What the task asks —
Pull every line that holds the word "this" from the entries.

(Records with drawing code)
....

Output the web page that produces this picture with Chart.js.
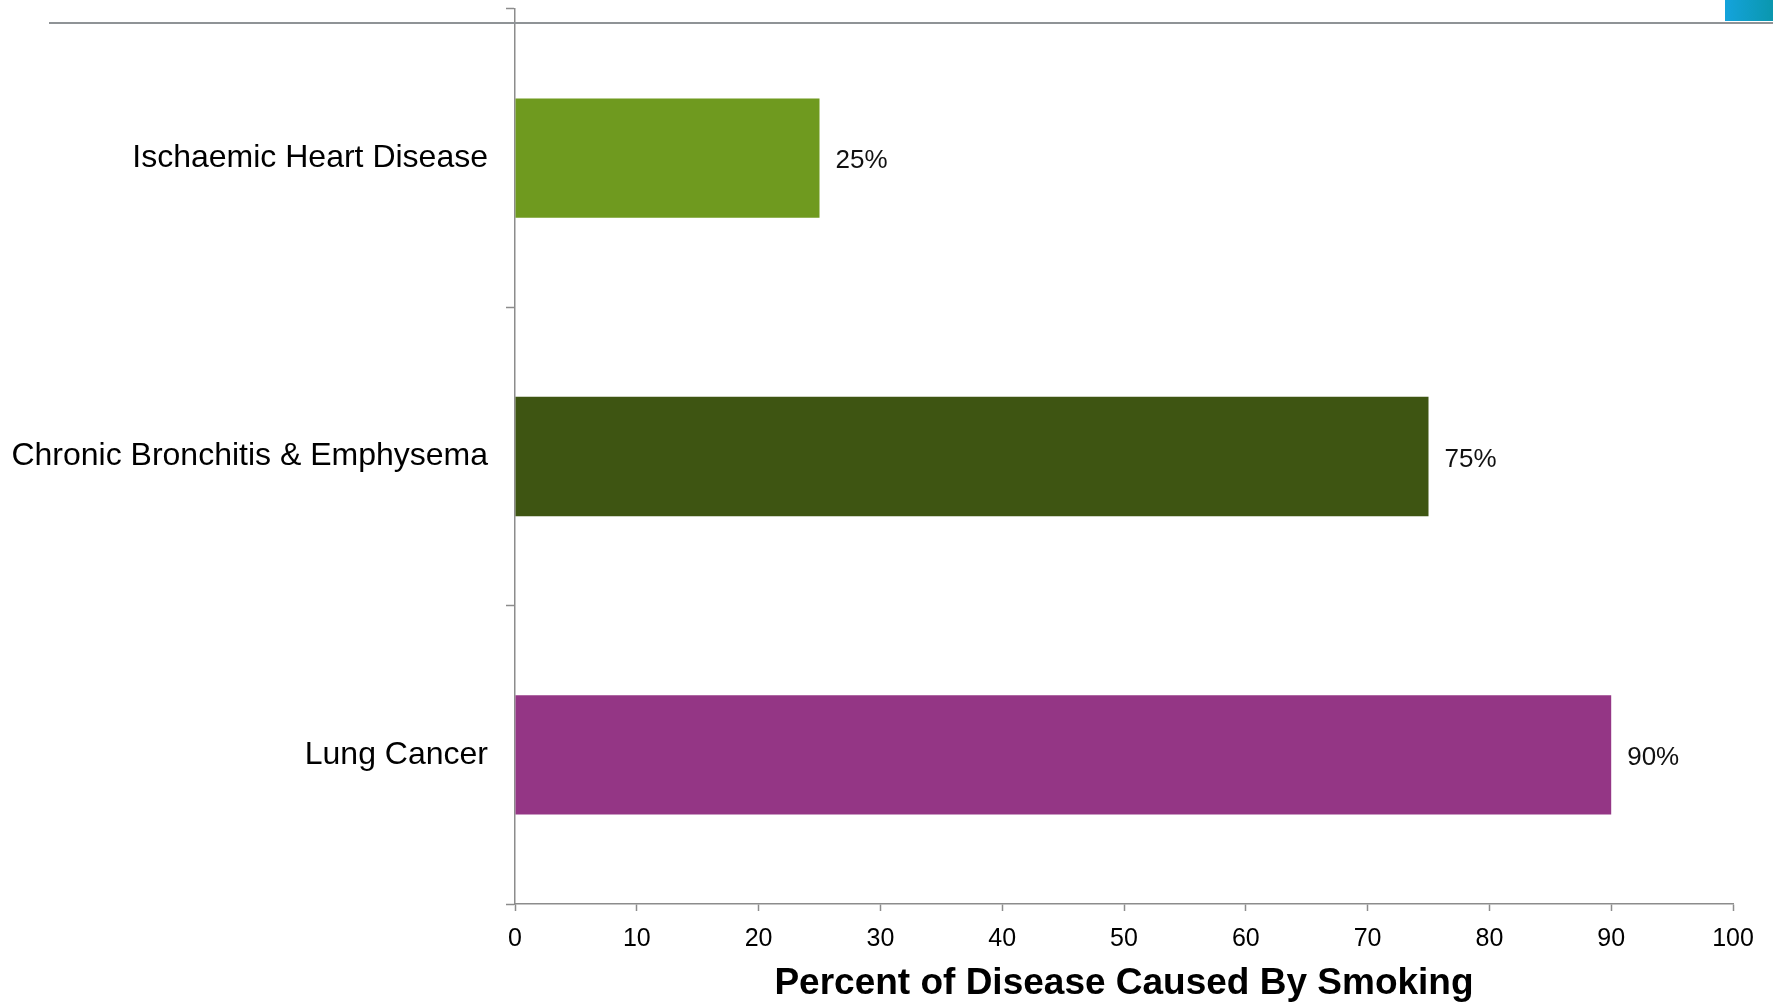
<!DOCTYPE html>
<html>
<head>
<meta charset="utf-8">
<script src="https://cdn.jsdelivr.net/npm/chart.js@4/dist/chart.umd.min.js"></script>
<style>
  html, body { margin: 0; padding: 0; background: #ffffff; overflow: hidden; }
  #wrap { position: relative; width: 1773px; height: 1002px; }
  #chart { position: absolute; left: 0; top: 0; }
  /* slide header rule and accent block */
  #rule { position: absolute; left: 49px; top: 22px; width: 1724px; height: 2px; background: #8f9396; }
  #accent { position: absolute; left: 1725px; top: 0; width: 48px; height: 21px;
            background: linear-gradient(to right, #14a3dc, #0a97ae); }
</style>
</head>
<body>
<div id="wrap">
  <canvas id="chart" width="1773" height="1002"></canvas>
  <div id="rule"></div>
  <div id="accent"></div>
</div>
<script>
// Share of each disease attributable to smoking (percent)
const categories = ["Ischaemic Heart Disease", "Chronic Bronchitis & Emphysema", "Lung Cancer"];
const percentValues = [25, 75, 90];
const barColors = ["#6f9a1f", "#3e5512", "#943685"];
const xTickValues = [0, 10, 20, 30, 40, 50, 60, 70, 80, 90, 100];
const xAxisTitle = "Percent of Disease Caused By Smoking";

const FONT = "'Liberation Sans', Arial, Helvetica, sans-serif";
const AXIS_GREY = "#8c8c8c";

// Writes "NN%" just past the end of each bar
const valueLabels = {
  id: "valueLabels",
  afterDatasetsDraw(chart) {
    const ctx = chart.ctx;
    const meta = chart.getDatasetMeta(0);
    ctx.save();
    ctx.font = "26px " + FONT;
    ctx.fillStyle = "#111111";
    ctx.textAlign = "left";
    ctx.textBaseline = "middle";
    meta.data.forEach((bar, i) => {
      const v = chart.data.datasets[0].data[i];
      ctx.fillText(v + "%", bar.x + 16, bar.y + 3);
    });
    ctx.restore();
  }
};

new Chart(document.getElementById("chart"), {
  type: "bar",
  data: {
    labels: categories,
    datasets: [{
      data: percentValues,
      backgroundColor: barColors,
      borderWidth: 0,
      categoryPercentage: 1.0,
      barPercentage: 0.4
    }]
  },
  options: {
    indexAxis: "y",
    responsive: false,
    animation: false,
    layout: { padding: { left: 0, right: 40, top: 9, bottom: 0 } },
    plugins: {
      legend: { display: false },
      tooltip: { enabled: false },
      title: { display: false }
    },
    scales: {
      x: {
        type: "linear",
        min: 0,
        max: 100,
        afterBuildTicks(scale) {
          scale.ticks = xTickValues.map(v => ({ value: v }));
        },
        afterFit(scale) {
          scale.height = 98;
          scale.paddingLeft = 0;
          scale.paddingRight = 0;
        },
        border: { display: true, color: AXIS_GREY, width: 1.5 },
        grid: {
          drawOnChartArea: false,
          drawTicks: true,
          tickLength: 7,
          tickColor: AXIS_GREY,
          tickWidth: 1.5
        },
        ticks: {
          color: "#000000",
          font: { family: FONT, size: 25 },
          padding: 13,
          maxRotation: 0
        },
        title: {
          display: true,
          text: xAxisTitle,
          color: "#000000",
          font: { family: FONT, size: 37, weight: "bold" },
          padding: { top: 0, bottom: -4 }
        }
      },
      y: {
        type: "category",
        offset: true,
        afterFit(scale) {
          scale.width = 515;
          scale.paddingTop = 0;
          scale.paddingBottom = 0;
        },
        border: { display: true, color: AXIS_GREY, width: 1.5 },
        grid: {
          offset: true,
          drawOnChartArea: false,
          drawTicks: true,
          tickLength: 9,
          tickColor: AXIS_GREY,
          tickWidth: 1.5
        },
        ticks: {
          color: "#000000",
          font: { family: FONT, size: 32 },
          padding: 18
        }
      }
    }
  },
  plugins: [valueLabels]
});
</script>
</body>
</html>
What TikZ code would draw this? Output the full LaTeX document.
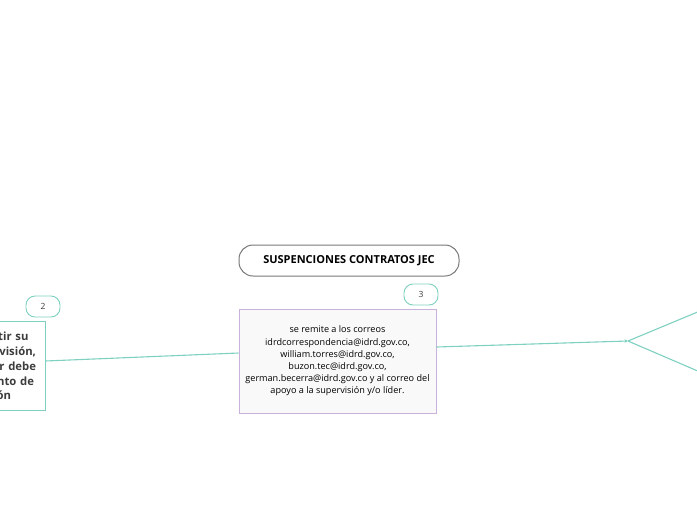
\documentclass[tikz,border=0pt]{standalone}
\usepackage{fontspec}
\setmainfont{Open Sans}
\usetikzlibrary{arrows.meta}
\definecolor{teal}{RGB}{126,208,192}
\definecolor{lilac}{RGB}{200,178,218}
\definecolor{boxfill}{RGB}{249,249,249}
\definecolor{txt}{RGB}{60,60,60}
\definecolor{titleborder}{RGB}{120,120,120}
\tikzset{
  titlebox/.style={draw=titleborder, line width=1pt, rounded corners=14pt, minimum width=220pt, minimum height=31pt, font=\bfseries\fontsize{11}{13}\selectfont, text=black},
  badge/.style={draw=teal, line width=0.9pt, rounded corners=9pt, minimum width=34pt, minimum height=21pt, font=\fontsize{8.5}{10}\selectfont, text=txt},
  mainbox/.style={draw=lilac, fill=boxfill, line width=1pt, minimum width=197pt, minimum height=104pt, align=center, font=\fontsize{9.1}{12.2}\selectfont, text=black},
  sidebox/.style={draw=teal, line width=1pt, minimum width=110pt, minimum height=89pt, align=right, text width=92pt, inner sep=9pt, font=\bfseries\fontsize{11.3}{14.8}\selectfont, text=txt},
  link/.style={draw=teal, line width=1.1pt}
}
\begin{document}
\begin{tikzpicture}[x=1pt,y=-1pt]
\useasboundingbox (0,0) rectangle (697,520);
\clip (0,0) rectangle (697,520);
\node[titlebox] (title) at (349,260.5) {SUSPENCIONES CONTRATOS JEC};
\node[mainbox] (main) at (337.5,361) {se remite a los correos\\idrdcorrespondencia@idrd.gov.co,\\william.torres@idrd.gov.co,\\buzon.tec@idrd.gov.co,\\german.becerra@idrd.gov.co y al correo del\\apoyo a la supervisión y/o líder.};
\node[badge] (b3) at (421,294.5) {3};
\node[sidebox] (side) at (-10,366) {\raisebox{0pt}[\height][0pt]{}tir su\rule{7.5pt}{0pt}\\visión,\\r debe\\nto de\rule{2pt}{0pt}\\ón\rule{25pt}{0pt}};
\node[badge] (b2) at (43,306.5) {2};
\coordinate (hub) at (628,341);
\coordinate (outA) at (700,311);
\coordinate (outB) at (700,372);
\draw[link] (side.east) ++(0,-5) coordinate (sA) (sA) -- (main.west |- 0,353) coordinate (mA);
\draw[link, -{Stealth[length=3.5pt,width=3.5pt]}] (main.east |- 0,347) -- (hub);
\draw[link] (hub) -- (outA);
\draw[link] (hub) -- (outB);
\end{tikzpicture}
\end{document}
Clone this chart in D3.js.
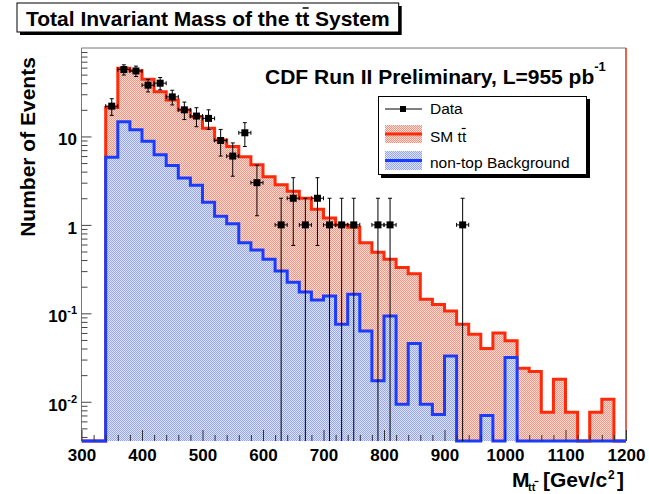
<!DOCTYPE html>
<html><head><meta charset="utf-8">
<script src="https://cdn.jsdelivr.net/npm/d3@7/dist/d3.min.js"></script>
<style>body{margin:0;background:#fff}svg{display:block;font-family:"Liberation Sans",Arial,Helvetica,sans-serif}</style>
</head><body><svg id="c" width="649" height="494"></svg>
<script>
// ---- data ----
const binEdges=[300,320,340,360,380,400,420,440,460,480,500,520,540,560,580,600,620,640,660,680,700,720,740,760,780,800,820,840,860,880,900,920,940,960,980,1000,1020,1040,1060,1080,1100,1120,1140,1160,1180,1200];
const smTT=[0,0,21.2,58.9,55.4,44.3,32.1,25.9,19.9,16.7,12.4,9.1,7.7,5.9,4.8,3.5,2.85,2.4,2.0,1.5,1.2,1.0,0.94,0.63,0.49,0.41,0.33,0.28,0.144,0.126,0.106,0.075,0.058,0.040,0.060,0.049,0.024,0.022,0.0076,0.018,0.0076,0,0.0076,0.0107,0];
const nonTop=[0,0,5.8,14.7,11.9,8.8,6.2,4.7,3.4,2.8,1.8,1.25,1.03,0.63,0.52,0.41,0.30,0.225,0.174,0.141,0.157,0.075,0.164,0.063,0.0173,0.093,0.0094,0.0457,0.0094,0.0072,0.033,0,0,0.0070,0,0.0316,0,0,0,0,0,0,0,0,0];
const dataCounts=[0,0,22,57,55,38,40,28,20,17,16,9,6,11,3,0,1,2,1,2,1,1,1,0,1,1,0,0,0,0,0,1,0,0,0,0,0,0,0,0,0,0,0,0,0];
const xMajorTicks=[300,400,500,600,700,800,900,1000,1100,1200];
const xMinorTicks=[320,340,360,380,420,440,460,480,520,540,560,580,620,640,660,680,720,740,760,780,820,840,860,880,920,940,960,980,1020,1040,1060,1080,1120,1140,1160,1180];
const yMajorTicks=[0.01,0.1,1,10];
const yTickLabels=[["10","-2"],["10","-1"],["1",""],["10",""]];
const yMinorTicks=[0.004,0.005,0.006,0.007,0.008,0.009,0.02,0.03,0.04,0.05,0.06,0.07,0.08,0.09,0.2,0.3,0.4,0.5,0.6,0.7,0.8,0.9,2,3,4,5,6,7,8,9,20,30,40,50,60,70,80,90];
const legendLabels=["Data","SM t","non-top Background"];

// ---- layout ----
const svg=d3.select("#c");
const X0=81.5,X1=626,Y0=48,Y1=441;
const x=d3.scaleLinear().domain([300,1200]).range([X0,X1]);
const yMin=0.0036;
const y=d3.scaleLog().domain([yMin,100]).range([Y1,Y0]);
const RED="#ff2a0a",BLUE="#1a3cff";

const defs=svg.append("defs");
function pat(id,bg,dot){
  const p=defs.append("pattern").attr("id",id).attr("patternUnits","userSpaceOnUse").attr("width",2).attr("height",2);
  p.append("rect").attr("width",2).attr("height",2).attr("fill",bg);
  p.append("rect").attr("x",0).attr("y",0).attr("width",1).attr("height",1).attr("fill",dot);
  p.append("rect").attr("x",1).attr("y",1).attr("width",1).attr("height",1).attr("fill",dot);
}
pat("pr","#fde0da","#f6917e");
pat("pb","#dfe4fb","#93a4f0");
defs.append("clipPath").attr("id","fr").append("rect").attr("x",X0).attr("y",Y0-2).attr("width",X1-X0).attr("height",Y1-Y0+4);

function histLine(vals){
  let p=`M${x(binEdges[0])},${Y1}`;
  vals.forEach((v,i)=>{const yy=v>0?y(v):Y1;p+=`L${x(binEdges[i])},${yy}L${x(binEdges[i+1])},${yy}`;});
  p+=`L${x(binEdges[binEdges.length-1])},${Y1}`;
  return p;
}
const g=svg.append("g").attr("clip-path","url(#fr)");
g.append("path").attr("d",histLine(smTT)+"Z").attr("fill","url(#pr)");
g.append("path").attr("d",histLine(smTT)).attr("fill","none").attr("stroke",RED).attr("stroke-width",3);
g.append("path").attr("d",histLine(nonTop)+"Z").attr("fill","url(#pb)");
g.append("path").attr("d",histLine(nonTop)).attr("fill","none").attr("stroke",BLUE).attr("stroke-width",3);

// data points
const pts=dataCounts.map((n,i)=>({n,lo:binEdges[i],hi:binEdges[i+1]})).filter(d=>d.n>0);
const dg=svg.append("g").attr("stroke","#000").attr("stroke-width",1);
pts.forEach(d=>{
  const cx=x((d.lo+d.hi)/2), cy=y(d.n), e=Math.sqrt(d.n);
  const yt=y(d.n+e), low=d.n-e, yb=low>yMin?y(low):Y1;
  dg.append("line").attr("x1",cx).attr("x2",cx).attr("y1",yt).attr("y2",yb);
  dg.append("line").attr("x1",cx-2).attr("x2",cx+2).attr("y1",yt).attr("y2",yt);
  if(low>yMin) dg.append("line").attr("x1",cx-2).attr("x2",cx+2).attr("y1",yb).attr("y2",yb);
  dg.append("line").attr("x1",x(d.lo)).attr("x2",x(d.hi)).attr("y1",cy).attr("y2",cy);
  dg.append("line").attr("x1",x(d.lo)).attr("x2",x(d.lo)).attr("y1",cy-2).attr("y2",cy+2);
  dg.append("line").attr("x1",x(d.hi)).attr("x2",x(d.hi)).attr("y1",cy-2).attr("y2",cy+2);
  svg.append("rect").attr("x",cx-3.5).attr("y",cy-3.5).attr("width",7).attr("height",7).attr("fill","#000");
});

// frame
svg.append("line").attr("x1",X0).attr("x2",X1).attr("y1",Y0).attr("y2",Y0).attr("stroke","#777");
svg.append("line").attr("x1",X1).attr("x2",X1).attr("y1",Y0).attr("y2",Y1).attr("stroke","#d8301c").attr("stroke-width",1.5);
svg.append("line").attr("x1",X0).attr("x2",X0).attr("y1",Y0).attr("y2",Y1).attr("stroke","#777");

// axes
const axB=svg.append("g").attr("transform",`translate(0,${Y1})`);
axB.call(d3.axisBottom(x).tickValues(xMajorTicks).tickSize(-11).tickSizeOuter(0).tickPadding(16).tickFormat(d3.format("d")));
const axBm=svg.append("g").attr("transform",`translate(0,${Y1})`);
axBm.call(d3.axisBottom(x).tickValues(xMinorTicks).tickSize(-6).tickSizeOuter(0).tickFormat(""));
[axB,axBm].forEach(a=>{a.select(".domain").remove();a.selectAll("line").attr("stroke","#333");});
axB.selectAll("text").attr("font-size",17).attr("font-weight","bold").attr("fill","#000").attr("font-family","Liberation Sans, Arial, sans-serif").attr("dy","0.25em");

const axL=svg.append("g").attr("transform",`translate(${X0},0)`);
axL.call(d3.axisLeft(y).tickValues(yMajorTicks).tickSize(-10).tickSizeOuter(0).tickFormat(""));
const axLm=svg.append("g").attr("transform",`translate(${X0},0)`);
axLm.call(d3.axisLeft(y).tickValues(yMinorTicks).tickSize(-6).tickSizeOuter(0).tickFormat(""));
[axL,axLm].forEach(a=>{a.select(".domain").remove();a.selectAll("line").attr("stroke","#444");});
yMajorTicks.forEach((v,i)=>{
  const [b,s]=yTickLabels[i];
  const t=svg.append("text").attr("x",77).attr("y",y(v)+9).attr("text-anchor","end").attr("font-size",17).attr("font-weight","bold");
  t.append("tspan").text(b);
  if(s){t.append("tspan").attr("font-size",11).attr("dy",-8).text(s);}
});

// axis titles
svg.append("text").attr("transform","translate(35,147) rotate(-90)").attr("text-anchor","middle")
  .attr("font-size",21).attr("font-weight","bold").text("Number of Events");
const xt=svg.append("g").attr("font-weight","bold");
xt.append("text").attr("x",512).attr("y",487).attr("font-size",21).text("M");
xt.append("text").attr("x",528).attr("y",491).attr("font-size",11).text("tt");
xt.append("line").attr("x1",534.5).attr("x2",538.5).attr("y1",481.5).attr("y2",481.5).attr("stroke","#000").attr("stroke-width",1.2);
xt.append("text").attr("x",543).attr("y",487).attr("font-size",21).text("[Gev/c");
xt.append("text").attr("x",608).attr("y",479).attr("font-size",12).text("2");
xt.append("text").attr("x",617).attr("y",487).attr("font-size",21).text("]");

// title box
const titleG=svg.append("g");
const tt=titleG.append("text").attr("x",26).attr("y",26).attr("font-size",21).attr("font-weight","bold").text("Total Invariant Mass of the tt System");
const tbb=tt.node().getBBox();
const bx=17,by=3,bw=tbb.x+tbb.width+9-bx,bh=29;
titleG.insert("rect","text").attr("x",bx+3).attr("y",by+3).attr("width",bw).attr("height",bh).attr("fill","#000");
titleG.insert("rect","text").attr("x",bx).attr("y",by).attr("width",bw).attr("height",bh).attr("fill","#fff").attr("stroke","#000");
{
  const pre="Total Invariant Mass of the t";
  const tmp=titleG.append("text").attr("font-size",21).attr("font-weight","bold").attr("visibility","hidden").text(pre);
  const w0=tmp.node().getComputedTextLength();tmp.remove();
  titleG.append("line").attr("x1",26+w0+0.5).attr("x2",26+w0+6.5).attr("y1",8).attr("y2",8).attr("stroke","#000").attr("stroke-width",1.5);
}

// CDF label
const cdf=svg.append("text").attr("x",265).attr("y",84).attr("font-size",21).attr("font-weight","bold");
cdf.append("tspan").text("CDF Run II Preliminary, L=955 pb");
cdf.append("tspan").attr("font-size",13).attr("dy",-13).text("-1");

// legend
const lg=svg.append("g");
lg.append("rect").attr("x",381).attr("y",99).attr("width",209).attr("height",79).attr("fill","#000");
lg.append("rect").attr("x",378.5).attr("y",96.5).attr("width",208).attr("height",78).attr("fill","#fff").attr("stroke","#000");
lg.append("line").attr("x1",385).attr("x2",422).attr("y1",109).attr("y2",109).attr("stroke","#000");
lg.append("rect").attr("x",400).attr("y",106).attr("width",6).attr("height",6).attr("fill","#000");
lg.append("rect").attr("x",385).attr("y",125).attr("width",37).attr("height",18).attr("fill","url(#pr)");
lg.append("line").attr("x1",385).attr("x2",422).attr("y1",134).attr("y2",134).attr("stroke",RED).attr("stroke-width",3);
lg.append("rect").attr("x",385).attr("y",151).attr("width",37).attr("height",19).attr("fill","url(#pb)");
lg.append("line").attr("x1",385).attr("x2",422).attr("y1",160.5).attr("y2",160.5).attr("stroke",BLUE).attr("stroke-width",3);
const lys=[113.5,141.5,167.5];
legendLabels.forEach((s,i)=>{
  const t=lg.append("text").attr("x",430).attr("y",lys[i]).attr("font-size",15.5).text(s);
  if(i===1){
    t.append("tspan").text("t");
    const w=t.node().getComputedTextLength();
    lg.append("line").attr("x1",430+w-4.5).attr("x2",430+w-0.5).attr("y1",lys[i]-13).attr("y2",lys[i]-13).attr("stroke","#000").attr("stroke-width",1.2);
  }
});
</script></body></html>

....

Completed exercise —
Output the web page that produces this picture with Chart.js.
What TikZ code would draw this? Output the full LaTeX document.
Clone this chart in D3.js.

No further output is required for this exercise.